But Epic has failed to prove Apple is monopolistic.
After months of waiting, today brings a major development in the Epic vs. Apple court case, sparked by Fortnite’s removal from the iOS app store.
In a ruling which may be seen as a win for both sides, California’s Judge Gonzalez-Rogers decided that Apple was free to control the payment system of its own platform, as Epic had failed to prove the iPhone maker held a monopoly as defined by antitrust laws.
However, Gonzalez-Rogers also decided Apple could not block developers linking out to alternative payment methods from within apps, as that would constitute “anti-competitive conduct” under state law.
“[Apple is] permanently restrained and enjoined from prohibiting developers from including in their apps and their metadata buttons, external links, or other calls to action that direct customers to purchasing mechanisms, in addition to in-app purchasing and communicating with customers through points of contact obtained voluntarily from customers through account registration within the app,” Gonzalez-Rogers wrote.

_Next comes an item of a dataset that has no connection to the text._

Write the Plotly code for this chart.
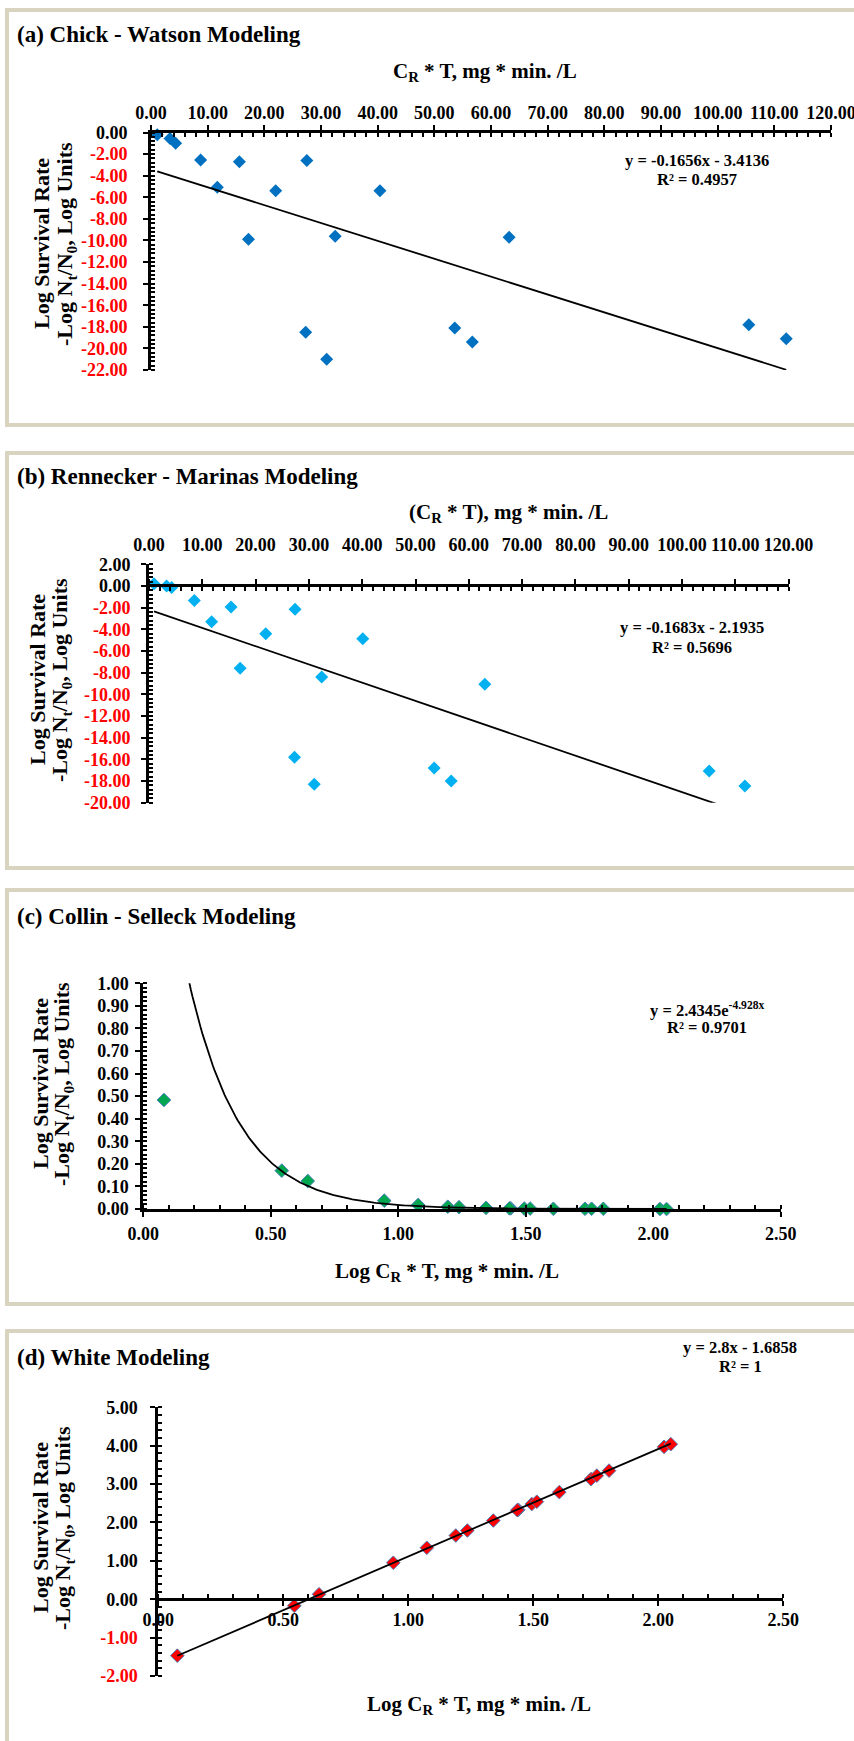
import numpy as np
import plotly.graph_objects as go

W, H = 854, 1741
FONT = "Liberation Serif"
RED = "#FF0000"

# ---------------- data ----------------
# (a) Chick - Watson : CR*T vs log survival
a_ct = [1.1, 3.35, 4.35, 8.76, 11.7, 15.6, 17.2, 22.0, 27.5, 27.3, 31.0, 32.5, 40.4, 53.6, 56.7, 63.2, 105.5, 112.1]
a_y = [-0.2, -0.55, -1.0, -2.55, -5.07, -2.7, -9.9, -5.4, -2.6, -18.5, -21.0, -9.6, -5.4, -18.1, -19.4, -9.7, -17.8, -19.1]
a_slope, a_icpt = -0.1656, -3.4136

# (b) Rennecker - Marinas
b_ct = [0.94, 3.3, 4.25, 8.5, 11.75, 15.4, 17.1, 21.9, 27.4, 27.3, 31.0, 32.4, 40.1, 53.5, 56.7, 63.0, 105.1, 111.8]
b_y = [0.2, 0.0, -0.15, -1.33, -3.3, -1.94, -7.6, -4.4, -2.15, -15.8, -18.3, -8.4, -4.86, -16.8, -18.0, -9.07, -17.07, -18.45]
b_slope, b_icpt = -0.1683, -2.1935

# (c) Collin - Selleck
c_x = [0.081, 0.543, 0.645, 0.945, 1.078, 1.194, 1.238, 1.344, 1.441, 1.436, 1.494, 1.517, 1.608, 1.732, 1.758, 1.804, 2.026, 2.052]
c_y = [0.483, 0.170, 0.124, 0.037, 0.018, 0.010, 0.008, 0.005, 0.003, 0.003, 0.002, 0.002, 0.001, 0.001, 0.001, 0.001, 0.0, 0.0]
c_coef, c_exp = 2.4345, -4.928

# (d) White
d_x = [0.076, 0.544, 0.643, 0.940, 1.074, 1.190, 1.236, 1.340, 1.440, 1.436, 1.494, 1.514, 1.604, 1.731, 1.754, 1.803, 2.023, 2.050]
d_y = [-1.47, -0.17, 0.13, 0.95, 1.34, 1.66, 1.79, 2.05, 2.33, 2.32, 2.48, 2.54, 2.79, 3.13, 3.22, 3.35, 3.97, 4.04]
d_slope, d_icpt = 2.8, -1.6858

a_xticks = [0, 10, 20, 30, 40, 50, 60, 70, 80, 90, 100, 110, 120]
a_yticks = [0, -2, -4, -6, -8, -10, -12, -14, -16, -18, -20, -22]
b_yticks = [2, 0, -2, -4, -6, -8, -10, -12, -14, -16, -18, -20]
c_xticks = [0, 0.5, 1.0, 1.5, 2.0, 2.5]
c_yticks = [0, 0.1, 0.2, 0.3, 0.4, 0.5, 0.6, 0.7, 0.8, 0.9, 1.0]
d_yticks = [5, 4, 3, 2, 1, 0, -1, -2]


def fx(px):
    return px / W


def fy(py):
    return 1 - py / H


def lab(v):
    s = f"{v:.2f}"
    if v < 0:
        return f'<span style="color:{RED}">{s}</span>'
    return s


tickfont = dict(family=FONT, size=18, color="black", weight="bold")


def axis(dom, rng, vals, minor_dt, **kw):
    d = dict(
        domain=dom, range=rng, showline=True, linewidth=3, linecolor="black",
        ticks="outside", ticklen=5, tickwidth=2, tickcolor="black",
        tickmode="array", tickvals=vals, ticktext=[lab(v) for v in vals],
        tickfont=tickfont, showgrid=False, zeroline=False, fixedrange=True,
        automargin=False, ticklabeloverflow="allow",
        minor=dict(tick0=0, dtick=minor_dt, ticks="inside", ticklen=4,
                   tickwidth=2, tickcolor="black", showgrid=False),
    )
    d.update(kw)
    return d


def cross(dom, rng, vals, over, **kw):
    # overlay axis that draws the inner half of the crossing major tick marks
    d = dict(domain=dom, range=rng, overlaying=over, showline=False, ticks="inside",
             ticklen=5, tickwidth=2, tickcolor="black", tickmode="array", tickvals=vals,
             showticklabels=False, showgrid=False, zeroline=False, fixedrange=True,
             automargin=False)
    d.update(kw)
    return d


fig = go.Figure()

# ---- (a)
fig.add_trace(go.Scatter(x=a_ct, y=a_y, mode="markers", cliponaxis=False,
                         marker=dict(symbol="diamond", size=10, color="#0070C0"),
                         xaxis="x", yaxis="y"))
ax_ends = [min(a_ct), max(a_ct)]
fig.add_trace(go.Scatter(x=ax_ends, y=[a_slope * v + a_icpt for v in ax_ends], mode="lines",
                         line=dict(color="black", width=1.8), xaxis="x", yaxis="y"))
# ---- (b)
fig.add_trace(go.Scatter(x=b_ct, y=b_y, mode="markers", cliponaxis=False,
                         marker=dict(symbol="diamond", size=10, color="#00B0F0"),
                         xaxis="x2", yaxis="y2"))
bx_ends = [min(b_ct), max(b_ct)]
fig.add_trace(go.Scatter(x=bx_ends, y=[b_slope * v + b_icpt for v in bx_ends], mode="lines",
                         line=dict(color="black", width=1.8), xaxis="x2", yaxis="y2"))
# ---- (c)
fig.add_trace(go.Scatter(x=c_x, y=c_y, mode="markers", cliponaxis=False,
                         marker=dict(symbol="diamond", size=10.5, color="#00A650",
                                     line=dict(color="#4F81BD", width=1)),
                         xaxis="x3", yaxis="y3"))
cx_fit = np.linspace(min(c_x), max(c_x), 300)
fig.add_trace(go.Scatter(x=cx_fit, y=c_coef * np.exp(c_exp * cx_fit), mode="lines",
                         line=dict(color="black", width=1.8), xaxis="x3", yaxis="y3"))
# ---- (d)
fig.add_trace(go.Scatter(x=d_x, y=d_y, mode="markers", cliponaxis=False,
                         marker=dict(symbol="diamond", size=10.5, color="#FF0000",
                                     line=dict(color="#4F81BD", width=1)),
                         xaxis="x4", yaxis="y4"))
dx_ends = [min(d_x), max(d_x)]
fig.add_trace(go.Scatter(x=dx_ends, y=[d_slope * v + d_icpt for v in dx_ends], mode="lines",
                         line=dict(color="black", width=1.8), xaxis="x4", yaxis="y4"))

layout = dict(
    width=W, height=H, margin=dict(l=0, r=0, t=0, b=0, pad=0, autoexpand=False),
    showlegend=False,
    paper_bgcolor="white", plot_bgcolor="rgba(0,0,0,0)",
    font=dict(family=FONT, color="black"),
)

A_X, A_Y = [fx(151), fx(831)], [fy(370), fy(132.5)]
B_X, B_Y = [fx(149), fx(788.6)], [fy(802.7), fy(564.3)]
C_X, C_Y = [fx(143.3), fx(780.8)], [fy(1209), fy(983.3)]
D_X, D_Y = [fx(158.3), fx(783.3)], [fy(1676), fy(1407.3)]

layout["xaxis"] = axis(A_X, [0, 120], a_xticks, 2, side="top", anchor="y",
                       ticklabelstandoff=-2)
layout["yaxis"] = axis(A_Y, [-22, 0], a_yticks, 0.4, anchor="x", ticklabelstandoff=12)
layout["xaxis2"] = axis(B_X, [0, 120], a_xticks, 2, side="top", anchor="free",
                        position=fy(585), ticklabelstandoff=21)
layout["yaxis2"] = axis(B_Y, [-20, 2], b_yticks, 0.4, anchor="x2", ticklabelstandoff=7)
layout["xaxis3"] = axis(C_X, [0, 2.5], c_xticks, 0.1, anchor="y3", ticklabelstandoff=1)
layout["yaxis3"] = axis(C_Y, [0, 1], c_yticks, 0.02, anchor="x3", ticklabelstandoff=3)
layout["xaxis4"] = axis(D_X, [0, 2.5], c_xticks, 0.1, anchor="free",
                        position=fy(1599.3), ticklabelstandoff=-2)
layout["yaxis4"] = axis(D_Y, [-2, 5], d_yticks, 0.2, anchor="x4", ticklabelstandoff=9)

# crossing halves of the major ticks
layout["xaxis5"] = cross(A_X, [0, 120], a_xticks, "x", side="top", anchor="y")
layout["yaxis5"] = cross(A_Y, [-22, 0], a_yticks, "y", anchor="x")
layout["xaxis6"] = cross(B_X, [0, 120], a_xticks, "x2", side="top", anchor="free",
                         position=fy(585))
layout["yaxis6"] = cross(B_Y, [-20, 2], b_yticks, "y2", anchor="x2")
layout["xaxis7"] = cross(C_X, [0, 2.5], c_xticks, "x3", anchor="y3")
layout["yaxis7"] = cross(C_Y, [0, 1], c_yticks, "y3", anchor="x3")
layout["xaxis8"] = cross(D_X, [0, 2.5], c_xticks, "x4", anchor="free", position=fy(1599.3))
layout["yaxis8"] = cross(D_Y, [-2, 5], d_yticks, "y4", anchor="x4")

# frames
frame_col = "#d9d4bf"
shapes = []
for (y0, y1) in [(10, 425), (453, 868), (890, 1304), (1331, 1770)]:
    shapes.append(dict(type="rect", xref="paper", yref="paper", x0=fx(7), x1=fx(880),
                       y0=fy(y1), y1=fy(y0), line=dict(color=frame_col, width=4),
                       fillcolor="rgba(0,0,0,0)", layer="below"))
layout["shapes"] = shapes

ann = []


def text(px, py, s, size, xanchor="center", angle=0):
    ann.append(dict(x=fx(px), y=fy(py), xref="paper", yref="paper", text=s,
                    showarrow=False, xanchor=xanchor, yanchor="middle", textangle=angle,
                    font=dict(family=FONT, size=size, color="black", weight="bold")))


# titles
text(15, 35, "(a) Chick - Watson Modeling", 23, "left")
text(15, 477, "(b) Rennecker - Marinas Modeling", 23, "left")
text(15, 917, "(c) Collin - Selleck Modeling", 23, "left")
text(15, 1357, "(d) White Modeling", 23, "left")
# x-axis titles
text(485, 72, "C<sub>R</sub> * T, mg * min. /L", 21)
text(508, 513, "(C<sub>R</sub> * T), mg * min. /L", 21)
text(447, 1272, "Log C<sub>R</sub> * T, mg * min. /L", 21)
text(479, 1705, "Log C<sub>R</sub> * T, mg * min. /L", 21)
# y-axis titles
for (x1, x2, yc) in [(42, 66, 244), (37, 61, 680), (40, 63, 1084), (40, 64, 1528)]:
    text(x1, yc, "Log Survival Rate", 22, angle=-90)
    text(x2, yc, "-Log N<sub>t</sub>/N<sub>0</sub>, Log Units", 22, angle=-90)
# trendline equations
text(697, 160, "y = -0.1656x - 3.4136", 16.5)
text(697, 179, "R² = 0.4957", 16.5)
text(692, 628, "y = -0.1683x - 2.1935", 16.5)
text(692, 647, "R² = 0.5696", 16.5)
text(707, 1009, "y = 2.4345e<sup>-4.928x</sup>", 16.5)
text(707, 1027, "R² = 0.9701", 16.5)
text(740, 1347, "y = 2.8x - 1.6858", 16.5)
text(740, 1366, "R² = 1", 16.5)
layout["annotations"] = ann

fig.update_layout(**layout)
fig.write_html("out.html")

Where does this leave Fortnite? The ball remains in Epic’s court for what it wants to do next. Does it push back on the decision that Apple is not monopolistic, and attempt to keep its own payment system installed within the game? As Apple wrote earlier today, in reference to Epic’s latest move to get Fortnite relaunched in South Korea, it is for Epic to remove this payment system from Fortnite’s mobile version before anything else.
Alternatively, could Epic take today’s decision to allow linking out to alternative payment methods as the win it has been looking for? Changing Fortnite to somehow offer this could see it back on phones sooner.
The ruling is currently set to be enforced from 9th December. Neither company has yet commented on the decision.